**Aim of the task:**
Keep only the lines where "this" appears.

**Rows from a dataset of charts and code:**

------------------------------------------------------------

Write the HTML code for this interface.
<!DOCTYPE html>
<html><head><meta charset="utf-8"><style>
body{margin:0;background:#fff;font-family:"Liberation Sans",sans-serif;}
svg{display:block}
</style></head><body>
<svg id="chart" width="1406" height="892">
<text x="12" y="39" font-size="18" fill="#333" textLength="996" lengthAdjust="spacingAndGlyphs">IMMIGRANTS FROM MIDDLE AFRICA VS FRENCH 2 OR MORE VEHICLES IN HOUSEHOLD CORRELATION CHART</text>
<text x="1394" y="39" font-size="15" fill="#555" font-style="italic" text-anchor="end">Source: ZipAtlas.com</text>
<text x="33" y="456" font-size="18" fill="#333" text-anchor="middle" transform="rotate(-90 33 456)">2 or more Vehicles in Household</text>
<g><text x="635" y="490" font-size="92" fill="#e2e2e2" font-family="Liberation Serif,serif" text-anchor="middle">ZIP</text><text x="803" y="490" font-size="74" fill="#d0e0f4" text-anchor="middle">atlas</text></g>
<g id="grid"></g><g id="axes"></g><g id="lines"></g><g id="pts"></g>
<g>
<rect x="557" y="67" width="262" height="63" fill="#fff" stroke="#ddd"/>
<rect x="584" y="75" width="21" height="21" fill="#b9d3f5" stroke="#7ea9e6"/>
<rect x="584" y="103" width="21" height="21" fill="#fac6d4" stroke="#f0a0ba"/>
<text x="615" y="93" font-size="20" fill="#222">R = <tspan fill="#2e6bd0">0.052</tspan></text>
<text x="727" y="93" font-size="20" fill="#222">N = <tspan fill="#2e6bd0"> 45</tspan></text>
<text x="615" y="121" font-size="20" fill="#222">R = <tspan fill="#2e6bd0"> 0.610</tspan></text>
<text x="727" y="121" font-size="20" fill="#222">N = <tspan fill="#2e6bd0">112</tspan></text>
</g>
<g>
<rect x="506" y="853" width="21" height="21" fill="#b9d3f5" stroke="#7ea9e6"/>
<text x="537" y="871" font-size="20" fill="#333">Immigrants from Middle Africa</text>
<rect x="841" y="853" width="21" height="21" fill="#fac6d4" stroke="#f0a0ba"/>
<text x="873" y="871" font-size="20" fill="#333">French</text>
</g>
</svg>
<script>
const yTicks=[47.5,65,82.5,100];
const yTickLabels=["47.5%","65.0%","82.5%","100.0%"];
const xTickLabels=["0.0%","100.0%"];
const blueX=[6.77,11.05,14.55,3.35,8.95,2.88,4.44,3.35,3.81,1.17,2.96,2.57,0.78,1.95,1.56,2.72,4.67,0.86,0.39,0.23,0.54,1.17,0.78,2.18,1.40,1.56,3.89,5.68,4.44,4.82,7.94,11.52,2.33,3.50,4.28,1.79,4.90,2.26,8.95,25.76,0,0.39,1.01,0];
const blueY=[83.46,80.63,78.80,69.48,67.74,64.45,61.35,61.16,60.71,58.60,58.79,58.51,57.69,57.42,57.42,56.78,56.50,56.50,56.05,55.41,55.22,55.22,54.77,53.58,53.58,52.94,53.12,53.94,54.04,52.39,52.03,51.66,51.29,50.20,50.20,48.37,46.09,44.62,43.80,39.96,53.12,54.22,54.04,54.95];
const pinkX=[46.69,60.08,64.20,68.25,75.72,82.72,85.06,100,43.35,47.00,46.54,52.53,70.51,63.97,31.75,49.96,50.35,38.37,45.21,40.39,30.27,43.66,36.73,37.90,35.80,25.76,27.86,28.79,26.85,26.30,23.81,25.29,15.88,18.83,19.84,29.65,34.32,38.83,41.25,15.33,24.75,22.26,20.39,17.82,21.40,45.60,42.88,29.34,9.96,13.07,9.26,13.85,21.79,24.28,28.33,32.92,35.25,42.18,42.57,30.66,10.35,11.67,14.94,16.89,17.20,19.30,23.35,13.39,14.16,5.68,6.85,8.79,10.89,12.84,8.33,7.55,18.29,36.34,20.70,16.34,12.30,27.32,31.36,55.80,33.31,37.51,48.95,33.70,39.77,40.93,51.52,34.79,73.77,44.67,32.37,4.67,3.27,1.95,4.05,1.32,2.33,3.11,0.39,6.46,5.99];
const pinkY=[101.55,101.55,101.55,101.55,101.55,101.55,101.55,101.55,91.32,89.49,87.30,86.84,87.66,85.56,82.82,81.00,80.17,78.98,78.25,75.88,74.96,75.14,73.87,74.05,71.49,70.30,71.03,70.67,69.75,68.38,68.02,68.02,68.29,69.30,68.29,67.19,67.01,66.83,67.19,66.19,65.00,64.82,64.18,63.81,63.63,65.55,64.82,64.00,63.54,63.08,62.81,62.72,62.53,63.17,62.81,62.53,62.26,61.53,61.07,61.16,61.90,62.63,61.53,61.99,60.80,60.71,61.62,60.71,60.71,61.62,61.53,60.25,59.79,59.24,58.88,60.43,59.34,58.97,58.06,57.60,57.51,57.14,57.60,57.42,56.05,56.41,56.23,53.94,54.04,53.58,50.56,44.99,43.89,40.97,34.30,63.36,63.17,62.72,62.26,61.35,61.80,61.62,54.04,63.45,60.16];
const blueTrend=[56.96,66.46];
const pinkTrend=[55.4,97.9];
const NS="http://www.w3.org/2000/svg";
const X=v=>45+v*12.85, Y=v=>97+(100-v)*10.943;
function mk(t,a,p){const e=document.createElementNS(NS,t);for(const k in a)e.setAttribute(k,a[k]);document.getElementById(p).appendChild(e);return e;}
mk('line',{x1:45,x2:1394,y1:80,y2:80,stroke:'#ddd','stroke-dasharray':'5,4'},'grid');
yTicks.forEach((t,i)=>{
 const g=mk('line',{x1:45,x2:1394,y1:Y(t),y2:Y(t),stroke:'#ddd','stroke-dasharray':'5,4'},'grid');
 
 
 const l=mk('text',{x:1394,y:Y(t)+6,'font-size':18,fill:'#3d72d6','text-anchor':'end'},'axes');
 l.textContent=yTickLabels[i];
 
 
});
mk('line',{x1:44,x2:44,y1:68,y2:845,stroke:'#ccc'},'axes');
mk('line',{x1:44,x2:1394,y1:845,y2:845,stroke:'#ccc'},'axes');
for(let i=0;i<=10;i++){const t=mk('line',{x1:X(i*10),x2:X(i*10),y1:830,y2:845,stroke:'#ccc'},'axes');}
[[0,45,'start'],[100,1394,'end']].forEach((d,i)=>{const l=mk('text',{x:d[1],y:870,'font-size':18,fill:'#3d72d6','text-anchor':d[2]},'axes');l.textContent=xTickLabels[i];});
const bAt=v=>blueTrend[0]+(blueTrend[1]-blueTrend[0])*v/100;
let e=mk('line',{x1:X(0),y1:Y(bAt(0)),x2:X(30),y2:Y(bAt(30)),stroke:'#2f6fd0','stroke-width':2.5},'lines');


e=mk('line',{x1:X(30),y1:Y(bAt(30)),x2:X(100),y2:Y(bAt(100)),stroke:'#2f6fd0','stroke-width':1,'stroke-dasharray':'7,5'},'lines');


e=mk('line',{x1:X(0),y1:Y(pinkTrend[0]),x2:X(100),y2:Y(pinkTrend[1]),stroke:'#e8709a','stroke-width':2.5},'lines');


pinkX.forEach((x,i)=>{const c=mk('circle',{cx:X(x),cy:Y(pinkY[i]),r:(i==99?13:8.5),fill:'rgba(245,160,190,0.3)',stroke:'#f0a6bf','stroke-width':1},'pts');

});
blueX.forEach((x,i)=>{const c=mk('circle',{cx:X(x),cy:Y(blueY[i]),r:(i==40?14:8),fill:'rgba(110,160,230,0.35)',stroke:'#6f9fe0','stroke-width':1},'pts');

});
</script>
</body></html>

------------------------------------------------------------

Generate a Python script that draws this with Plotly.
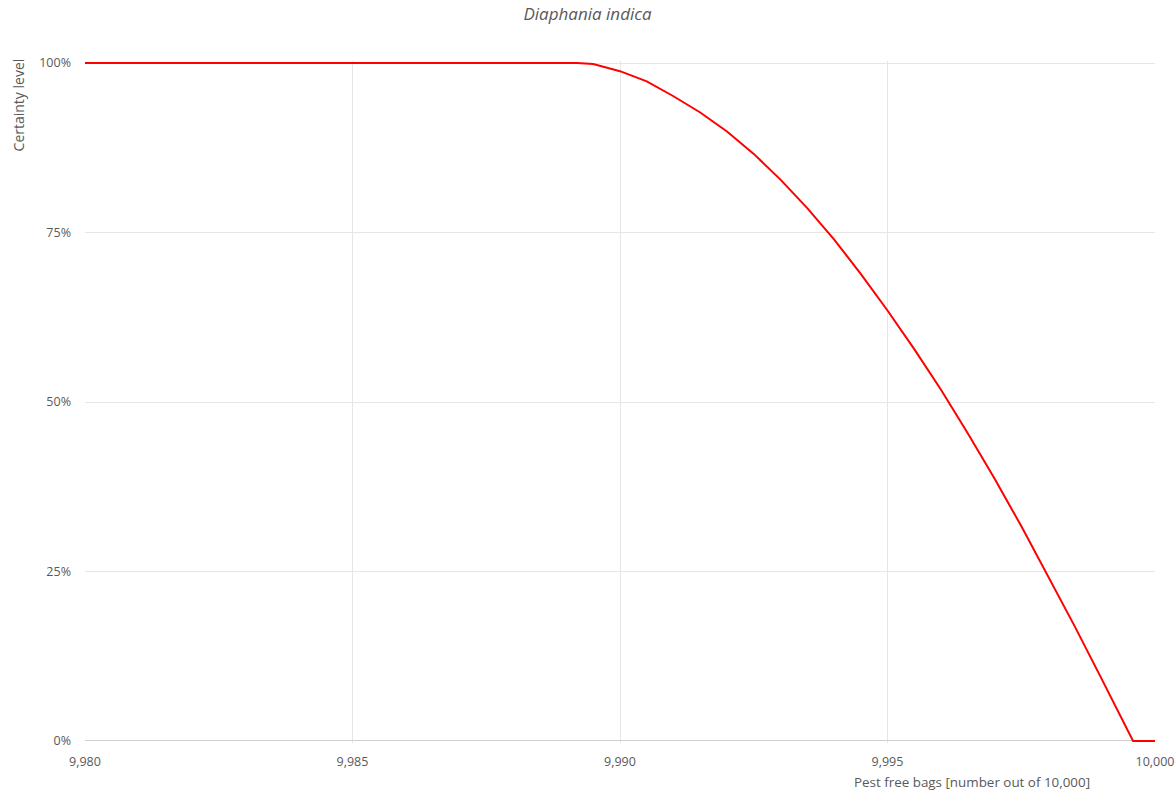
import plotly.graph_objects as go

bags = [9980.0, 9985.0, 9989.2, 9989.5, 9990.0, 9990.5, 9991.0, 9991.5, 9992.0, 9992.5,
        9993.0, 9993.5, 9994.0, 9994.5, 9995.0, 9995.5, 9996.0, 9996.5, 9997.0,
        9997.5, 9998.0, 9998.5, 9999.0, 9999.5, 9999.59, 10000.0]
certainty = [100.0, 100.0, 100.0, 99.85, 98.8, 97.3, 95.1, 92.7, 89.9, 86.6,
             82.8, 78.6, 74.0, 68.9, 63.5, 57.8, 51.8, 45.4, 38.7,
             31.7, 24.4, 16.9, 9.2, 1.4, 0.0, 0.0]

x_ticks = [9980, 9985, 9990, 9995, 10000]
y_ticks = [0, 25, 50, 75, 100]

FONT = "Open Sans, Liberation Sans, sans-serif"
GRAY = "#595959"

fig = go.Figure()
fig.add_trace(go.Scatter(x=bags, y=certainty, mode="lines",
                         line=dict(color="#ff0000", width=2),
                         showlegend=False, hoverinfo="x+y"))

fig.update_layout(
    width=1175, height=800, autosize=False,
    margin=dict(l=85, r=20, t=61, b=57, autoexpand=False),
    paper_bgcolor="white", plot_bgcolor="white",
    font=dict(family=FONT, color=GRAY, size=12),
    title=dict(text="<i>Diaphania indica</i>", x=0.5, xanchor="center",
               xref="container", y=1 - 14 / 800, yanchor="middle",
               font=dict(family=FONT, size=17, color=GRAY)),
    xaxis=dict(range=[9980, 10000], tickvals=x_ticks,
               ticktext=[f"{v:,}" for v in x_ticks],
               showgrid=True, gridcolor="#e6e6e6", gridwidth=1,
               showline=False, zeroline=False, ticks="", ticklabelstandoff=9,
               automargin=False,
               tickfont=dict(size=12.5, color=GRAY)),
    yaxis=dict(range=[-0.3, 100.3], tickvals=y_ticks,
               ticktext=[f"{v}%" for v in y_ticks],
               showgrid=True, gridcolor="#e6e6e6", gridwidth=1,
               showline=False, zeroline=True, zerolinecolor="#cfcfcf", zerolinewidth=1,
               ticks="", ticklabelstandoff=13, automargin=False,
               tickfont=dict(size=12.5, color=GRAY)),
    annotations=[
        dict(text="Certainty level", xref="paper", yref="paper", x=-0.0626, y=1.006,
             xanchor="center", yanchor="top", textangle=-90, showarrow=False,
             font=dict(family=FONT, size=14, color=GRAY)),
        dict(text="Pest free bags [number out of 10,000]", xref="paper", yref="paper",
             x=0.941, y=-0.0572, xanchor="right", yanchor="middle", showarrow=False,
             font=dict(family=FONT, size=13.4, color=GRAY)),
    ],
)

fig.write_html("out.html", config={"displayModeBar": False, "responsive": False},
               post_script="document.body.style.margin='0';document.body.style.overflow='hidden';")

------------------------------------------------------------

**Answer in full:**
Write the HTML code for this interface.
Generate a Python script that draws this with Plotly.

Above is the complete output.